Dia memaparkan, neraca dagang dengan Rusia relatif kecil sebesar 239,79 juta dollar AS dan Investasi langsung senilai 23,21 juta dollar AS.
Sementara dengan Ukraina, nilainya minus 623,89 juta dollar AS dan total investasi langsung hanya 1,6 juta dollar AS.
Meski begitu, Panutan mengatakan Indonesia tetap melakukan langkah-langkah antisipasi jika konflik Rusia dan Ukraina berkelanjutan.
“Karena dampak yang besar akan terlihat dari biaya yang dikeluarkan dari pemenuhan impor BBM yang 40 persen kebutuhan masih mengandalkan impor,” jelasnya.
Panutan menjelaskan, kenaikan harga energi akan berpengaruh pada biaya logistik dan kenaikan harga beberapa komoditas impor seperti gandum, kedelai, jagung dan sapi.
Hal itu tentu saja berpengaruh pada industri makanan, restoran dan pelaku katering.
“Ini berpotensi menyebabkan kenaikan laju inflasi,” kata Panutan.
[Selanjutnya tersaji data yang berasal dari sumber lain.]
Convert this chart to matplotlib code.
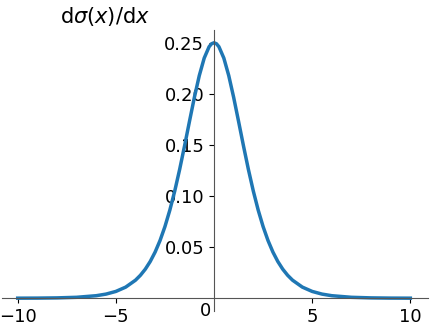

Secara umum, Panutan menilai konflik Rusia dan Ukraina bisa memberikan dampak besar berupa kenaikan harga secara global pada tiga sektor utama, di antaranya, energi, pertanian dan manufaktur.
Seperti diketahui, Rusia merupakan produsen minyak terbesar ketiga di dunia dan memenuhi 11 persen dari kebutuhan minyak global.
Namun dari segi konsumsi mereka hanya 4 persen.
Selain itu, Rusia juga produsen gas terbesar dan produsen batu bara ke enam terbesar di dunia.
“Perang akan menyebabkan melambungnya harga minyak dunia, gas dan batu bara. Harga minyak untuk jenis Brent sudah mencapai 101,68 dollar AS/barel,” ungkap Panutan.
Sementara itu, dari sisi pertanian, Rusia bersama dengan Ukraina merupakan pemasok 29 persen kebutuhan gandum global, 17 persen pasokan jagung dan 76 persen minyak goreng dari jenis bunga matahari.
Adapun dari sisi industri manufaktur, Rusia memasok 35 persen kebutuhan paladium, 10 persen platinum, 6 persen aluminium, 5 persen nikel dan biji baja 4 persen.
“Kenaikan harga metal tersebut akan menyebabkan kenaikan biaya bahan baku terutama untuk industri manufaktur otomotif dan elektronik,” tutur Panutan.
Selain itu akan terjadi kenaikan harga emas karena menjadi alat tukar paling aman selama terjadi perang.
Emas juga merupakan medium penyimpanan aset konvensional.